HTML, CSS, jQuery, Photoshop
I believe that a website's usability is paramount to all else. A design must be intuitive to navigate and has to push the eye to the most important information; yet avoid being intrusive.
A responsive site is a requirement, in today's mobile dominated world; therefore all websites must be viewable on any screen, device, and platform. Using CSS3 it is now more efficient than ever. This involves tuning all the graphics to be as fast as possible and scale well.
Make it light and fresh; it should be as quick as possible, both in load time, and in the number of clicks to get from landing page to desired content. Using applications like Google analytics reveals necessary trends, and allows web designers to craft their experience to its optimum potential.
Clean and recognizable, using an icon instead of a word can put more information into an area, without sacrificing design. However, a design cannot impact the speed of the site, otherwise a user will most likely click off. This is where Font Awesome comes in, it is fast and light, and adds a whole list of icons to the table. This not only reduces page load, but also increases intuitiveness.
PHP, MySQL, Apache, BASH
The background processes are what turn a website into a usable tool. They enable the site to have a purpose; static sites can still be a draw, but without a back-end, users can't interact.
Websites must be flexible and have a purpose. Using a back-end allows the site to have a certain beauty to the code, it never updates, so it can be efficient as possible. And optimizations appear on all pages; instantly
The best back-end is one that is never seen, that is why using apache rewrite rules is important, it allows URLs to be pretty and intuitive, while in reality it is much more complex. In fact this is the designers credo, deign should be invisible, like the design of everyday things, it has to work without thought.
Ubuntu, Networking, BASH, Amazon CLI, GIT
I have ran a mini-datacenter in my garage for many years now, and the experience taught me a lot about what lack of information does. Command line has a sharp learning curve, not because it is difficult, but because there is no feedback. This reinforced my designs, and shaped my programs. A program command line or not needs to inform the user what and how an action is performed. My little data center also taught me about network layers, clustering, and distributed storage.
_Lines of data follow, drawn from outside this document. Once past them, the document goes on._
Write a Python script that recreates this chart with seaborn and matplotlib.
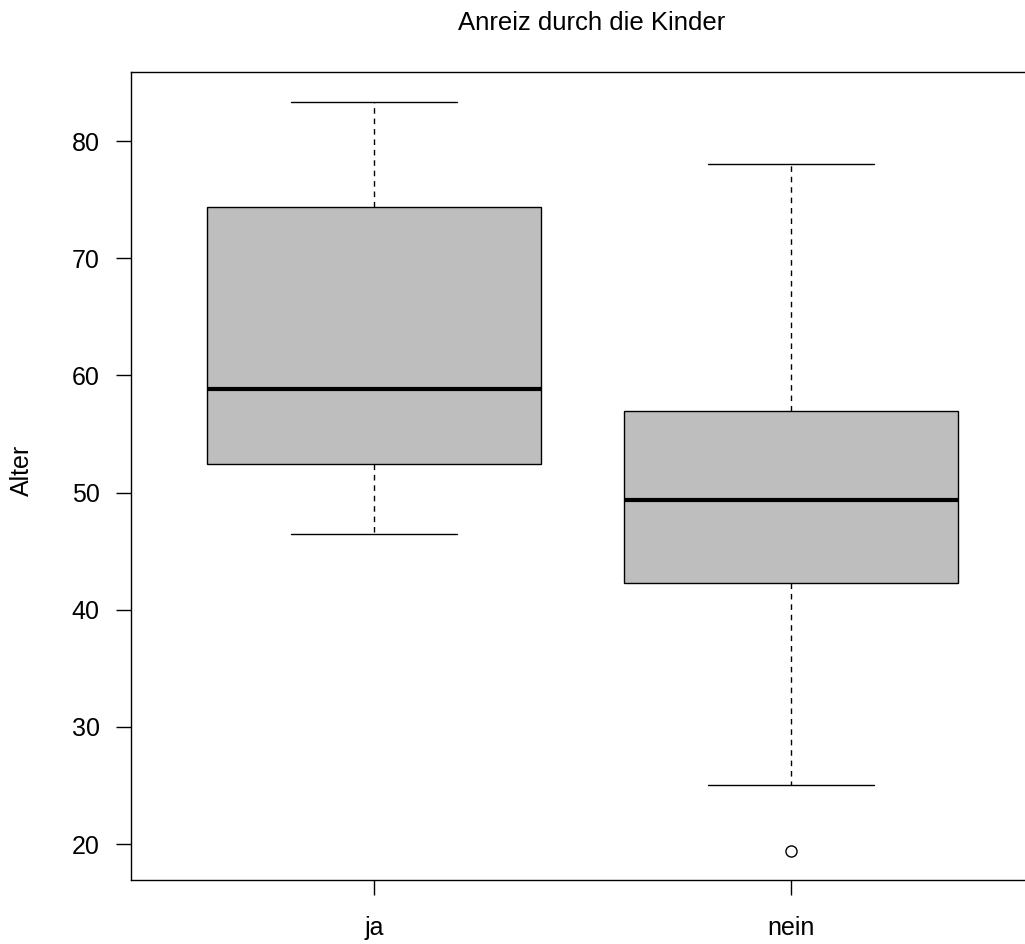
import numpy as np
import pandas as pd
import matplotlib
matplotlib.use("Agg")
import matplotlib.pyplot as plt
import seaborn as sns

# =========================================================
# DATA
# =========================================================
GROUPS = ["ja", "nein"]

# values per box give exactly the drawn quartiles/whiskers
alter_ja = [46.5, 52.4, 58.8, 74.4, 83.3]
alter_nein = [19.4, 25.0, 42.3, 45.0, 49.4, 53.0, 57.0, 65.0, 78.0]

Y_TICKS = [20, 30, 40, 50, 60, 70, 80]

df = pd.DataFrame({
    "Anreiz": ["ja"] * len(alter_ja) + ["nein"] * len(alter_nein),
    "Alter": alter_ja + alter_nein,
})

# =========================================================
# STYLE
# =========================================================
sns.set_style("ticks")
plt.rcParams["font.family"] = ["Liberation Sans", "DejaVu Sans"]

FS = 18
W, H = 1025, 944
fig = plt.figure(figsize=(W / 100, H / 100), dpi=100)

left_px, right_px, top_px, bottom_px = 131, 1050, 72, 880
ax = fig.add_axes([
    left_px / W,
    (H - bottom_px) / H,
    (right_px - left_px) / W,
    (bottom_px - top_px) / H,
])

# =========================================================
# BOXPLOT
# =========================================================
sns.boxplot(
    data=df,
    x="Anreiz",
    y="Alter",
    order=GROUPS,
    color="#BEBEBE",
    saturation=1,
    width=0.8,
    linecolor="black",
    linewidth=1.0,
    whiskerprops=dict(linestyle=(0, (4, 3.5))),
    medianprops=dict(linewidth=3.0),
    flierprops=dict(
        marker="o",
        markerfacecolor="none",
        markeredgecolor="black",
        markersize=8,
        markeredgewidth=1.0,
    ),
    ax=ax,
)

# =========================================================
# AXES
# =========================================================
ax.set_xlim(-0.583, 1.621)
ax.set_ylim(16.93, 85.89)
ax.set_yticks(Y_TICKS)

ax.set_xlabel("")
ax.set_ylabel("")

for side in ["left", "bottom", "top"]:
    ax.spines[side].set_visible(True)
    ax.spines[side].set_linewidth(1.0)
    ax.spines[side].set_color("black")
ax.spines["right"].set_visible(False)

ax.tick_params(axis="y", length=11, width=1.0, pad=11.5, labelsize=FS, colors="black")
ax.tick_params(axis="x", length=11, width=1.0, pad=15, labelsize=FS, colors="black")

fig.text(22 / W, 1 - 470 / H, "Alter", rotation=90, ha="center", va="center",
         fontsize=FS, color="black")
fig.text(591.5 / W, 1 - 29.5 / H, "Anreiz durch die Kinder", ha="center", va="baseline",
         fontsize=18.5, color="black")

plt.savefig("out.png", dpi=100)
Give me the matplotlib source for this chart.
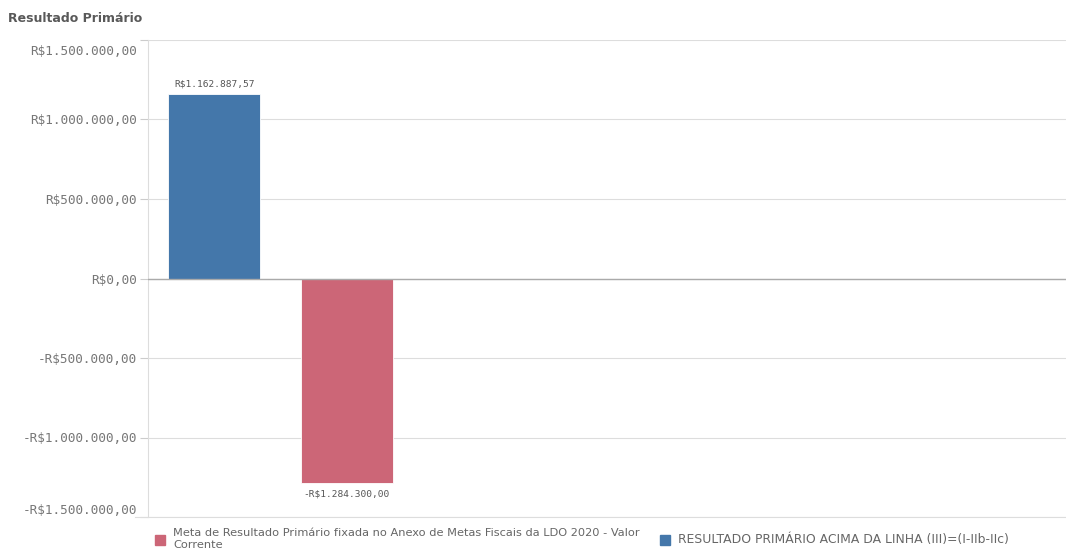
import matplotlib
matplotlib.use("Agg")
import matplotlib.pyplot as plt
from matplotlib.patches import Rectangle
from matplotlib.transforms import ScaledTranslation

title = "Resultado Primário"
series_names = [
    "Meta de Resultado Primário fixada no Anexo de Metas Fiscais da LDO 2020 - Valor\nCorrente",
    "RESULTADO PRIMÁRIO ACIMA DA LINHA (III)=(I-IIb-IIc)",
]
series_colors = ["#cc6677", "#4477aa"]
bar_values = [1162887.57, -1284300.00]
bar_colors = ["#4477aa", "#cc6677"]
bar_labels = ["R$1.162.887,57", "-R$1.284.300,00"]
yticks = [-1500000, -1000000, -500000, 0, 500000, 1000000, 1500000]
ytick_labels = ["-R$1.500.000,00", "-R$1.000.000,00", "-R$500.000,00", "R$0,00",
                "R$500.000,00", "R$1.000.000,00", "R$1.500.000,00"]

fig = plt.figure(figsize=(10.66, 5.49), dpi=100)
ax = fig.add_axes([148/1066, 32/549, 1 - 148/1066, (517-40)/549])

xs = list(range(len(bar_values)))
ax.bar(xs, bar_values, width=0.694, color=bar_colors, edgecolor="white",
       linewidth=0.6, zorder=3)
ax.set_xlim(-0.5, 6.43)
ax.set_ylim(-1500000, 1500000)

for x, v, lab in zip(xs, bar_values, bar_labels):
    off = 4 if v > 0 else -5
    ax.annotate(lab, (x, v), xytext=(0, off), textcoords="offset points",
                ha="center", va="bottom" if v > 0 else "top",
                fontsize=6.8, color="#555555", family="DejaVu Sans Mono")

ax.set_yticks(yticks)
ax.set_yticklabels(ytick_labels, family="DejaVu Sans Mono", fontsize=9.2, color="#777777")
ax.tick_params(axis="y", length=6, color="#cccccc", width=0.8, pad=2)
ax.tick_params(axis="x", bottom=False, labelbottom=False)
tl = ax.get_yticklabels()
tl[0].set_va("center")
tl[0].set_transform(tl[0].get_transform() + ScaledTranslation(0, 5/72, fig.dpi_scale_trans))
tl[-1].set_va("center")
tl[-1].set_transform(tl[-1].get_transform() + ScaledTranslation(0, -8/72, fig.dpi_scale_trans))
ax.grid(axis="y", color="#dddddd", linewidth=0.8, zorder=0)
ax.axhline(0, color="#aaaaaa", linewidth=1, zorder=4)
for s in ["top", "right", "bottom"]:
    ax.spines[s].set_visible(False)
ax.spines["left"].set_color("#dddddd")
ax.spines["left"].set_linewidth(0.8)
fig.add_artist(plt.Line2D([135/1066, 1.0], [32/549, 32/549], color="#dddddd", linewidth=0.8))

fig.text(8/1066, 1 - 18/549, title, fontsize=9, fontweight="bold", color="#595959",
         va="center", ha="left")

# legend
lx = [155, 660]
lsizes = [8.2, 8.9]
for xpix, name, col, fs in zip(lx, series_names, series_colors, lsizes):
    fig.add_artist(Rectangle((xpix/1066, 1 - 545/549), 10/1066, 10/549,
                             transform=fig.transFigure, color=col))
    fig.text((xpix + 18)/1066, 1 - 539.5/549, name, fontsize=fs, color="#666666",
             va="center", ha="left", linespacing=1.25)

fig.savefig("out.png", dpi=100)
Command line manpages reinforced my love of good documentation. Manpages tend to be long, confusing, and miss the point. Good documentation answers the question asked first, and explains second.
Amazon cloud hosting has taught me that the best way to launch services is with the Phoenix approach. If a server or service is having an issue, replace it. It is good for fast iterations and bug fixes, because all servers are designed to fail, and be replaced; a bug is not a problem (once a fix is found). Simply replace the servers by terminating them and replace it, via a script or other automated method.
As an administrator i was also working on other projects, we needed a git server, so i decided to make one. We still use my server to this day as our primary git server. Git is one of those programs that once you find out about it, you don't stop using it. As a developer i learned git, as an admin i embraced it. We now use a few tools to augment this process; Jira, Stash, and Bamboo.